Fat Pop Do Wop 1 February, 2010 20:33
Reply

He sounds more like a politician than an executive, side stepping the questions, changing the subject, etc. Maybe they are waiting to see what Jobs & Company do so they can imitate. If they continue on their present path, Google, Apple, & Linux will overrun them.

ator1940 2 February, 2010 11:55
Reply

MSFT Alex

It's understood that company people have to rally support, but with all the innovation coming from Google, Apple, & Linux, MS is having a hard time trying to keep up with everybody. Even by forcing people to pay for windows on a new computer purchase, there is no guarantee that it will be used. A lot of those computers have their hard drives reformatted and changed to a Linux box. My laptops, and netbooks have all been switched to Linux, and I have given live CD's to people at work and many of them have switched, because of security, speed, and ease of use.
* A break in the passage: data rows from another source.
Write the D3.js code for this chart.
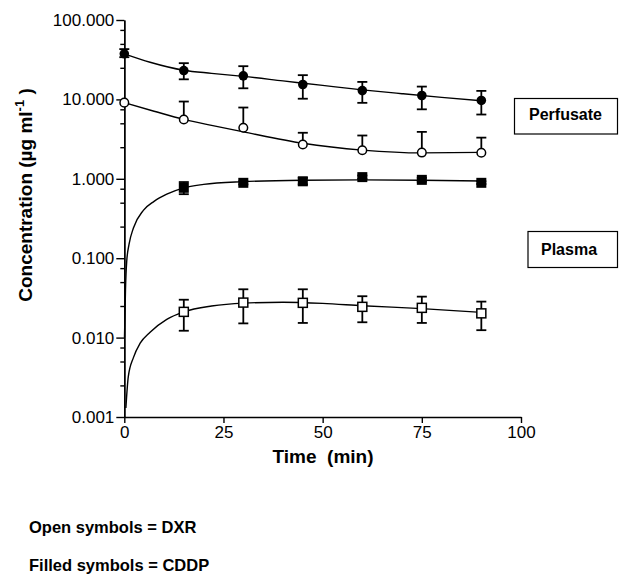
<!DOCTYPE html>
<html>
<head>
<meta charset="utf-8">
<script src="https://cdn.jsdelivr.net/npm/d3@7"></script>
<style>
  body{margin:0;background:#fff;}
  svg{display:block;font-family:"Liberation Sans",Arial,sans-serif;}
  .axis path,.axis line{stroke:#000;stroke-width:1.4;}
  .axis text{font-size:17px;fill:#000;}
</style>
</head>
<body>
<svg id="chart" width="620" height="575"></svg>
<script>
// sample times (min)
const times=[0,15,30,45,60,75,90];
const plasmaTimes=[15,30,45,60,75,90];

// CDDP perfusate (filled circles)
const cddpPerf=[37.5,23.1,19.8,15.4,12.9,11.2,9.7];
const cddpPerfHi=[43,28.6,26.2,20.2,16.6,14.5,12.8];
const cddpPerfLo=[34,17.9,13.8,10.2,9.05,7.5,6.45];

// DXR perfusate (open circles), upper bars only
const dxrPerf=[9.1,5.58,4.39,2.70,2.29,2.14,2.13];
const dxrPerfHi=[null,9.4,7.9,3.8,3.51,3.9,3.3];

// CDDP plasma (filled squares)
const cddpPlasma=[0.77,0.89,0.93,1.05,0.97,0.89];
const cddpPlasmaHi=[0.91,0.93,1.03,1.10,1.03,0.93];
const cddpPlasmaLo=[0.64,0.85,0.85,1.00,0.92,0.86];

// DXR plasma (open squares)
const dxrPlasma=[0.0211,0.0276,0.0274,0.0244,0.0237,0.0202];
const dxrPlasmaHi=[0.030,0.0406,0.0406,0.0332,0.0328,0.0284];
const dxrPlasmaLo=[0.0122,0.0151,0.0153,0.0156,0.0153,0.0124];

// fitted curves
const cddpPerfCurveT=[0,6.5,15,22,30,40,50,60,70,80,90];
const cddpPerfCurveV=[37.5,29.4,23.3,21.3,19.5,17.1,15.0,13.2,11.8,10.6,9.6];
const dxrPerfCurveT=[0,7.5,15,22,30,45,60,75,90];
const dxrPerfCurveV=[9.1,7.1,5.6,4.7,3.9,2.8,2.3,2.12,2.15];
const cddpPlasmaCurveT=[0.05,0.3,0.6,1.2,2.3,4.8,7.5,10.7,15,20,30,45,60,75,90];
const cddpPlasmaCurveV=[0.01,0.04,0.09,0.15,0.24,0.40,0.52,0.64,0.77,0.85,0.92,0.96,0.97,0.96,0.94];
const dxrPlasmaCurveT=[0.4,1,2.3,4,6.5,10.7,15,22,30,40,50,60,75,90];
const dxrPlasmaCurveV=[0.0013,0.0032,0.0056,0.0085,0.0117,0.017,0.0211,0.025,0.0272,0.0279,0.027,0.0252,0.0232,0.0208];

const xTicks=[0,25,50,75,100];
const yTicks=[100,10,1,0.1,0.01,0.001];
const yMinor=[];
[0.001,0.01,0.1,1,10].forEach(d=>[2.5,5,7.5].forEach(k=>yMinor.push(d*k)));

const svg=d3.select("#chart");
const x=d3.scaleLinear().domain([0,100]).range([124.3,521]);
const y=d3.scaleLog().domain([0.001,100]).range([417,20]);

// axes
svg.append("g").attr("class","axis")
  .attr("transform","translate(124.3,0)")
  .call(d3.axisLeft(y).tickValues(yMinor).tickSize(4).tickSizeOuter(0).tickFormat(""));
svg.append("g").attr("class","axis")
  .attr("transform","translate(124.3,0)")
  .call(d3.axisLeft(y).tickValues(yTicks).tickSize(8).tickSizeOuter(0).tickPadding(2).tickFormat(d3.format(".3f")));
svg.append("g").attr("class","axis")
  .attr("transform","translate(0,417)")
  .call(d3.axisBottom(x).tickValues(xTicks).tickSize(6).tickSizeOuter(0).tickPadding(3));

// curves
const line=d3.line().x(d=>x(d[0])).y(d=>y(d[1])).curve(d3.curveMonotoneX);
[[cddpPerfCurveT,cddpPerfCurveV],[dxrPerfCurveT,dxrPerfCurveV],
 [cddpPlasmaCurveT,cddpPlasmaCurveV],[dxrPlasmaCurveT,dxrPlasmaCurveV]].forEach(([t,v])=>{
  svg.append("path")
    .datum(t.map((d,i)=>[d,v[i]]))
    .attr("fill","none").attr("stroke","#000").attr("stroke-width",1.4)
    .attr("d",line);
});

// error bars
function bars(ts,hi,lo,vals){
  const g=svg.append("g").attr("stroke","#000").attr("stroke-width",1.8);
  ts.forEach((t,i)=>{
    if(hi[i]==null) return;
    const top=hi[i], bot=lo?lo[i]:vals[i];
    g.append("line").attr("x1",x(t)).attr("x2",x(t)).attr("y1",y(top)).attr("y2",y(bot));
    g.append("line").attr("x1",x(t)-5).attr("x2",x(t)+5).attr("y1",y(top)).attr("y2",y(top));
    if(lo) g.append("line").attr("x1",x(t)-5).attr("x2",x(t)+5).attr("y1",y(bot)).attr("y2",y(bot));
  });
}
bars(times,cddpPerfHi,cddpPerfLo,cddpPerf);
bars(times,dxrPerfHi,null,dxrPerf);
bars(plasmaTimes,cddpPlasmaHi,cddpPlasmaLo,cddpPlasma);
bars(plasmaTimes,dxrPlasmaHi,dxrPlasmaLo,dxrPlasma);

// symbols
svg.selectAll(".fc").data(times).join("circle")
  .attr("cx",d=>x(d)).attr("cy",(d,i)=>y(cddpPerf[i])).attr("r",4.8)
  .attr("fill","#000");
svg.selectAll(".oc").data(times).join("circle")
  .attr("cx",d=>x(d)).attr("cy",(d,i)=>y(dxrPerf[i])).attr("r",4.3)
  .attr("fill","#fff").attr("stroke","#000").attr("stroke-width",1.5);
svg.selectAll(".fs").data(plasmaTimes).join("rect")
  .attr("x",d=>x(d)-5).attr("y",(d,i)=>y(cddpPlasma[i])-5).attr("width",10).attr("height",10)
  .attr("fill","#000");
svg.selectAll(".os").data(plasmaTimes).join("rect")
  .attr("x",d=>x(d)-4.5).attr("y",(d,i)=>y(dxrPlasma[i])-4.5).attr("width",9).attr("height",9)
  .attr("fill","#fff").attr("stroke","#000").attr("stroke-width",1.5);

// labels
svg.append("text")
  .attr("x",323).attr("y",463)
  .attr("text-anchor","middle")
  .attr("font-size","19px").attr("font-weight","bold")
  .attr("xml:space","preserve")
  .text("Time  (min)");

const yl=svg.append("text")
  .attr("transform","translate(32,195) rotate(-90)")
  .attr("text-anchor","middle")
  .attr("font-size","19px").attr("font-weight","bold");
yl.append("tspan").text("Concentration (\u00b5g ml");
yl.append("tspan").attr("dy",-8).attr("font-size","13px").text("-1");
yl.append("tspan").attr("dy",8).text(" )");

// boxes
svg.append("rect").attr("x",514.5).attr("y",98.5).attr("width",103).attr("height",35.5)
  .attr("fill","none").attr("stroke","#000").attr("stroke-width",1.2);
svg.append("text").attr("x",529).attr("y",120).attr("font-size","16px").attr("font-weight","bold").text("Perfusate");
svg.append("rect").attr("x",528).attr("y",231.5).attr("width",89.5).attr("height",36)
  .attr("fill","none").attr("stroke","#000").attr("stroke-width",1.2);
svg.append("text").attr("x",541).attr("y",254.5).attr("font-size","16px").attr("font-weight","bold").text("Plasma");

svg.append("text").attr("x",29).attr("y",533).attr("font-size","16.5px").attr("font-weight","bold").text("Open symbols = DXR");
svg.append("text").attr("x",29).attr("y",571).attr("font-size","16.5px").attr("font-weight","bold").text("Filled symbols = CDDP");
</script>
</body>
</html>
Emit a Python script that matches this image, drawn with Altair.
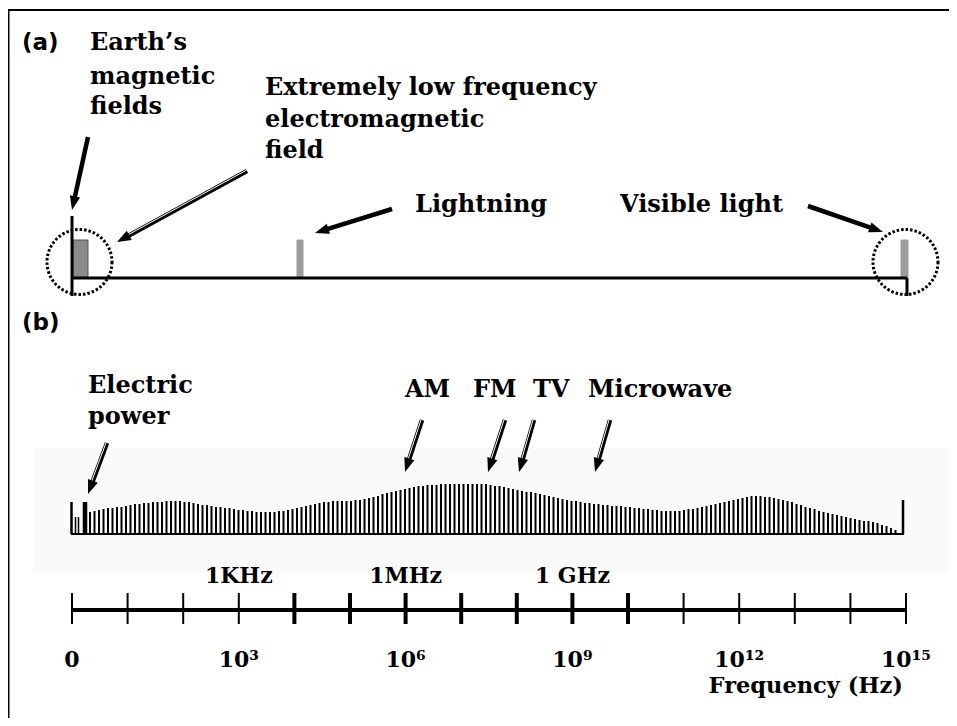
import math
import altair as alt
import pandas as pd

# ---------------- coordinate helpers (page pixels -> data units) -------------
PX0, PXD = 72.0, 55.6          # page x of 10^0 and pixels per decade


def ex(px):
    return (px - PX0) / PXD


# ---------------- data -------------------------------------------------------
decades = list(range(16))
thick_decades = [4, 5, 6, 7, 8, 9, 10]
power_at = [0, 3, 6, 9, 12, 15]
power_labels = ["0", "10³", "10⁶", "10⁹", "10¹²", "10¹⁵"]
unit_at = [3, 6, 9]
unit_labels = ["1KHz", "1MHz", "1 GHz"]

# spectrum envelope (height of each hatching line above the baseline)
spectrum_amp = [
    22, 23, 24, 25, 26, 26, 27, 27, 28, 29, 30, 30, 31, 31, 32, 32, 32, 33, 33, 33,
    33, 32, 32, 31, 30, 29, 29, 28, 27, 27, 26, 26, 25, 24, 24, 23, 23, 22, 22, 22,
    22, 22, 23, 23, 24, 25, 26, 27, 28, 29, 30, 31, 32, 32, 33, 33, 33, 33, 33, 34,
    34, 35, 36, 37, 38, 40, 41, 42, 43, 44, 45, 46, 47, 48, 48, 49, 49, 49, 50, 50,
    50, 50, 50, 50, 50, 50, 50, 50, 50, 49, 48, 48, 47, 46, 45, 44, 43, 42, 42, 41,
    40, 39, 38, 37, 36, 35, 34, 33, 33, 32, 31, 31, 30, 30, 29, 29, 28, 28, 28, 27,
    27, 26, 26, 25, 25, 24, 24, 23, 23, 23, 23, 23, 24, 25, 25, 26, 27, 28, 29, 30,
    31, 32, 33, 34, 35, 36, 37, 38, 38, 38, 37, 37, 36, 35, 34, 33, 32, 30, 29, 27,
    26, 25, 23, 22, 21, 20, 19, 18, 17, 16, 15, 14, 13, 13, 12, 11, 9, 8, 6, 4,
]
SPEC_START, SPEC_STEP, SPEC_BASE = 90.0, 4.5, 534.0

# electric power lines (page x, top y, width)
power_x = [71.5, 75.5, 78.5, 85.0]
power_top = [502, 517, 517, 502]
power_w = [2.5, 1.5, 1.5, 4.5]

# text annotations: text, left x, baseline y
serif_text = ["Earth’s", "magnetic", "fields",
              "Extremely low frequency", "electromagnetic", "field",
              "Lightning", "Visible light",
              "Electric", "power", "AM", "FM", "TV", "Microwave"]
serif_x = [90, 90, 90, 265, 265, 265, 415, 620, 88, 88, 405, 473, 533, 588]
serif_y = [50, 84, 114, 95, 127, 158, 212, 212, 393, 424, 397, 397, 397, 397]
panel_text = ["(a)", "(b)"]
panel_x = [22, 22]
panel_y = [50, 330]

# arrows: tail x, tail y, head x, head y, hollow?
arr_tx = [88, 247, 392, 808, 107, 422, 505, 534, 610]
arr_ty = [137, 171, 209, 206, 443, 420, 420, 420, 420]
arr_hx = [72, 117, 315, 883, 88, 405, 488, 519, 595]
arr_hy = [210, 242, 233, 232, 494, 472, 472, 472, 472]
arr_hollow = [False, True, False, False, True, True, True, True, True]

# ---------------- scales -----------------------------------------------------
XS = alt.Scale(domain=[ex(8), ex(949)], nice=False, zero=False)
YS = alt.Scale(domain=[718, 8], nice=False, zero=False)


def X(f):
    return alt.X(f, type="quantitative", scale=XS, axis=None)


def Y(f):
    return alt.Y(f, type="quantitative", scale=YS, axis=None)


SERIF = "DejaVu Serif"

# ---------------- frames -----------------------------------------------------
bg = pd.DataFrame({"x": [ex(33)], "x2": [ex(950)], "y": [448], "y2": [573]})
border = pd.DataFrame({"x": [ex(8.5)], "x2": [ex(950.5)], "y": [10], "y2": [760]})

rules = []
# panel (a) axis
rules.append((ex(72), ex(907), 278, 278, 3.0, "black"))
rules.append((ex(72), ex(72), 216, 296, 3.0, "black"))
rules.append((ex(907), ex(907), 278, 296, 3.0, "black"))
# spectrum baseline and end line
rules.append((ex(71), ex(904), SPEC_BASE, SPEC_BASE, 2.0, "black"))
rules.append((ex(903), ex(903), SPEC_BASE, 500, 2.5, "black"))
for px, top, w in zip(power_x, power_top, power_w):
    rules.append((ex(px), ex(px), SPEC_BASE, top, w, "black"))
for i, a in enumerate(spectrum_amp):
    e = ex(SPEC_START + SPEC_STEP * i)
    rules.append((e, e, SPEC_BASE, SPEC_BASE - a, 2.0, "black"))
# frequency axis
rules.append((0, 15, 610, 610, 4.0, "black"))
for d in decades:
    rules.append((d, d, 593, 624, 4.0 if d in thick_decades else 2.0, "black"))

# arrows
heads = []
for tx, ty, hx, hy, hol in zip(arr_tx, arr_ty, arr_hx, arr_hy, arr_hollow):
    dx, dy = hx - tx, hy - ty
    L = math.hypot(dx, dy)
    ux, uy = dx / L, dy / L
    sx, sy = hx - ux * 11, hy - uy * 11
    rules.append((ex(tx), ex(sx), ty, sy, 4.5, "black"))
    if hol:
        px_, py_ = -uy * 1.0, ux * 1.0
        rules.append((ex(tx + px_), ex(sx + px_), ty + py_, sy + py_, 1.0, "white"))
    ang = (math.degrees(math.atan2(dx, -dy)) + 360) % 360
    heads.append((ex(hx), hy, ang))

rules_df = pd.DataFrame(rules, columns=["x", "x2", "y", "y2", "w", "c"])
heads_df = pd.DataFrame(heads, columns=["x", "y", "ang"])

bars_a = pd.DataFrame({
    "x": [ex(73), ex(297), ex(901)],
    "x2": [ex(88), ex(303), ex(908)],
    "y": [240, 240, 240],
    "y2": [278, 278, 278],
    "c": ["#8a8a8a", "#9c9c9c", "#9c9c9c"],
    "s": ["#555555", "#9c9c9c", "#9c9c9c"],
})
circles = pd.DataFrame({"x": [ex(79.5), ex(905.5)], "y": [262, 262]})

serif_df = pd.DataFrame({"t": serif_text, "x": [ex(v) for v in serif_x], "y": serif_y})
panel_df = pd.DataFrame({"t": panel_text, "x": [ex(v) for v in panel_x], "y": panel_y})
pow_df = pd.DataFrame({"t": power_labels, "x": power_at, "y": [667] * 6})
unit_df = pd.DataFrame({"t": unit_labels, "x": unit_at, "y": [583] * 3})
freq_df = pd.DataFrame({"t": ["Frequency (Hz)"], "x": [ex(903)], "y": [693]})

# ---------------- layers -----------------------------------------------------
l_bg = alt.Chart(bg).mark_rect(fill="#fafafa").encode(
    x=X("x"), x2="x2", y=Y("y"), y2="y2")
l_border = alt.Chart(border).mark_rect(fillOpacity=0, stroke="black", strokeWidth=2).encode(
    x=X("x"), x2="x2", y=Y("y"), y2="y2")
l_bars = alt.Chart(bars_a).mark_rect(strokeWidth=1).encode(
    x=X("x"), x2="x2", y=Y("y"), y2="y2",
    fill=alt.Fill("c:N", scale=None), stroke=alt.Stroke("s:N", scale=None))
l_rules = alt.Chart(rules_df).mark_rule().encode(
    x=X("x"), x2="x2", y=Y("y"), y2="y2",
    strokeWidth=alt.StrokeWidth("w:Q", scale=None),
    color=alt.Color("c:N", scale=None))
l_circ = alt.Chart(circles).mark_point(
    shape="circle", size=4225, filled=False, color="black",
    strokeWidth=3, strokeDash=[2.5, 2], opacity=1).encode(x=X("x"), y=Y("y"))
l_heads = alt.Chart(heads_df).mark_point(
    shape="M0,0 L0.75,2 L-0.75,2 Z", size=196, filled=True,
    color="black", opacity=1).encode(
    x=X("x"), y=Y("y"), angle=alt.Angle("ang:Q", scale=None))


def texts(df, font, size, align="left", weight="bold"):
    return alt.Chart(df).mark_text(
        font=font, fontSize=size, fontWeight=weight, align=align,
        baseline="alphabetic", color="black").encode(
        x=X("x"), y=Y("y"), text="t:N")


l_serif = texts(serif_df, SERIF, 24)
l_panel = texts(panel_df, "DejaVu Sans", 23)
l_pow = texts(pow_df, SERIF, 22, align="center")
l_unit = texts(unit_df, SERIF, 22, align="center")
l_freq = texts(freq_df, SERIF, 22.5, align="right")

chart = alt.layer(
    l_bg, l_border, l_bars, l_rules, l_circ, l_heads,
    l_serif, l_panel, l_pow, l_unit, l_freq,
).properties(
    width=941, height=710, padding=0,
    autosize=alt.AutoSizeParams(type="none"),
).configure_view(strokeWidth=0)

chart.save("out.html", embed_options={"renderer": "svg", "actions": False})
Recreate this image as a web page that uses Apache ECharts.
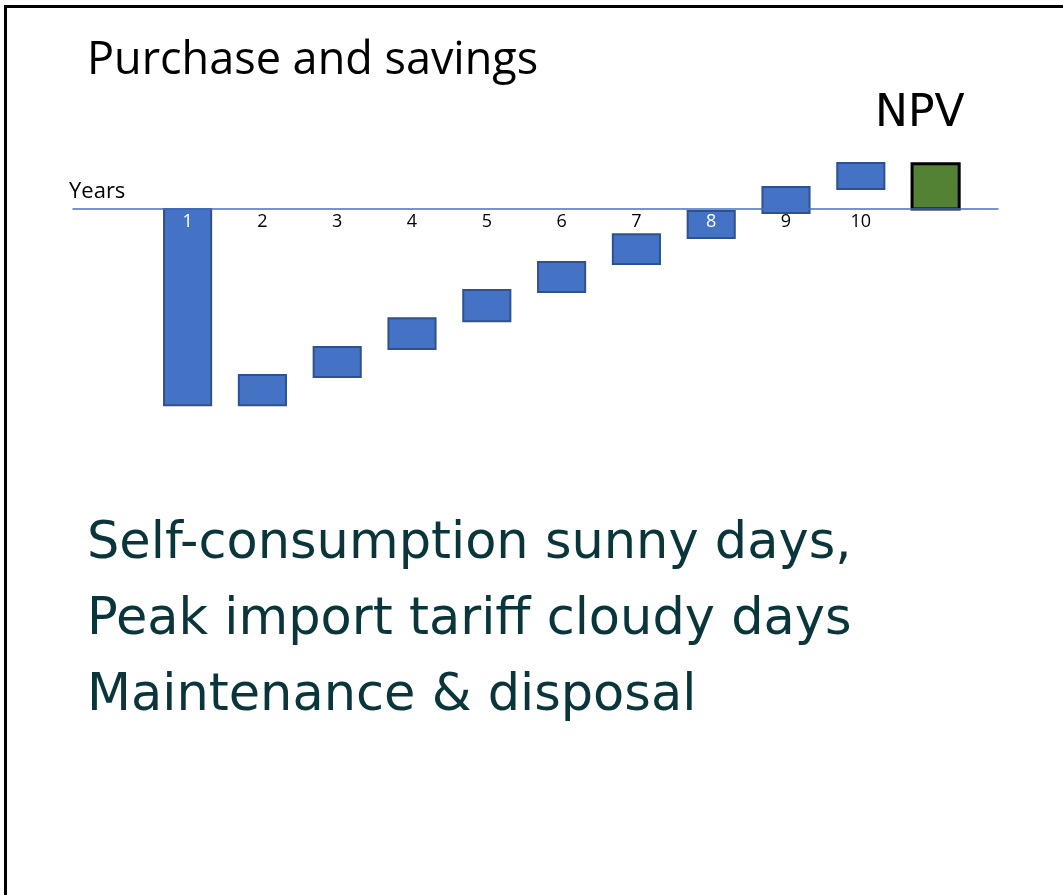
<!DOCTYPE html>
<html lang="en">
<head>
    <meta charset="UTF-8">
    <title>Purchase and savings</title>
    <style>
        body {
            margin: 0;
            overflow: hidden;
            background: #fff;
        }
        #chart {
            position: absolute;
            left: 0;
            top: 0;
            width: 1063px;
            height: 895px;
        }
        .frame {
            position: absolute;
            left: 4px;
            top: 5px;
            width: 1070px;
            height: 900px;
            border-left: 3px solid #000;
            border-top: 3px solid #000;
        }
    </style>
</head>
<body>
    <div class="frame"></div>
    <div id="chart"></div>
    <script src="https://cdn.jsdelivr.net/npm/echarts@6/dist/echarts.min.js"></script>
    <script>
        // years 1..10 and the NPV column (11)
        var years = [1, 2, 3, 4, 5, 6, 7, 8, 9, 10, 11];
        var yearLabels = ['1', '2', '3', '4', '5', '6', '7', '8', '9', '10', ''];
        // bottom / top of each floating bar
        var lows = [-6000, -6000, -5140, -4280, -3430, -2540, -1680, -890, -120, 610, 0];
        var highs = [0, -5080, -4220, -3340, -2480, -1620, -770, -60, 670, 1410, 1380];
        var notes = ['Self-consumption sunny days,', 'Peak import tariff cloudy days', 'Maintenance & disposal'];

        var blue = '#4472c4';
        var font = 'Open Sans';
        var wideFont = 'DejaVu Sans';

        var barData = years.map(function (x, i) {
            return [x, lows[i], highs[i]];
        });

        var myChart = echarts.init(document.getElementById('chart'));

        var option = {
            animation: false,
            textStyle: { fontFamily: font },
            title: [
                {
                    text: 'Purchase and savings',
                    left: 82, top: 34,
                    textStyle: { fontSize: 45, fontWeight: 'normal', color: '#000', fontFamily: font }
                },
                {
                    text: 'NPV',
                    left: 870, top: 88,
                    textStyle: { fontSize: 44, fontWeight: 'normal', color: '#000', fontFamily: wideFont }
                },
                {
                    text: notes.join('\n'),
                    left: 82, top: 502,
                    textStyle: { fontSize: 51, lineHeight: 76, fontWeight: 'normal', color: '#0a363b', fontFamily: wideFont }
                }
            ],
            // x axis sits on the zero line; the grid ends there
            grid: { left: 73, right: 65, top: 143.6, bottom: 686 },
            xAxis: {
                type: 'value',
                min: -0.532,
                max: 11.834,
                z: 5,
                name: 'Years',
                nameLocation: 'start',
                nameGap: 4,
                nameTextStyle: { align: 'left', verticalAlign: 'bottom', fontSize: 22, color: '#000', padding: [0, 0, 6, 0] },
                axisLine: { show: true, lineStyle: { color: blue, width: 1.5 } },
                axisTick: { show: false },
                splitLine: { show: false },
                axisLabel: {
                    customValues: years.slice(0, 10),
                    formatter: function (v) { return yearLabels[v - 1]; },
                    fontSize: 18,
                    margin: 4,
                    color: function (v) {
                        var n = Number(v);
                        return (n === 1 || n === 8) ? '#fff' : '#000';
                    }
                }
            },
            yAxis: {
                type: 'value',
                min: 0,
                max: 2000,
                show: false
            },
            series: [{
                type: 'custom',
                z: 2,
                clip: false,
                renderItem: function (params, api) {
                    var x = api.value(0);
                    var p1 = api.coord([x, api.value(1)]);
                    var p2 = api.coord([x, api.value(2)]);
                    var w = api.size([0.63, 0])[0];
                    var npv = params.dataIndex === years.length - 1;
                    return {
                        type: 'rect',
                        shape: { x: p1[0] - w / 2, y: Math.min(p1[1], p2[1]), width: w, height: Math.abs(p1[1] - p2[1]) },
                        style: {
                            fill: npv ? '#548235' : blue,
                            stroke: npv ? '#000' : '#2f528f',
                            lineWidth: npv ? 3 : 2
                        }
                    };
                },
                encode: { x: 0, y: [1, 2] },
                data: barData
            }]
        };

        myChart.setOption(option);
    </script>
</body>
</html>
ator1940 2 February, 2010 12:13
Reply

Nice interview, and it just reminded me that google have blown a great chance to have created a fully functional and maybe great operating system. It too along with Linux, Mac and Windows could have been tapping the ever improving hardware that we have constantly hoisted upon ourselves. Instead all we'll get is a bunch of dusty hardware sitting on shelves that people became tired of. Maybe a future version will be an OS with some decent functionality.

roger andre 2 February, 2010 23:25
Reply

Actually as Pop pointed out the Microsoft rep/salesman really didn't address any of the substantial issues raised. As I think back, every freaking interview I've read where the interview target was a MS mouthpiece, semantic noise & double-speak nothingness is the result.

Windows means not committing to anything new, taking the "safe" path, letting someone else innovate first and then buying or stealing their ideas.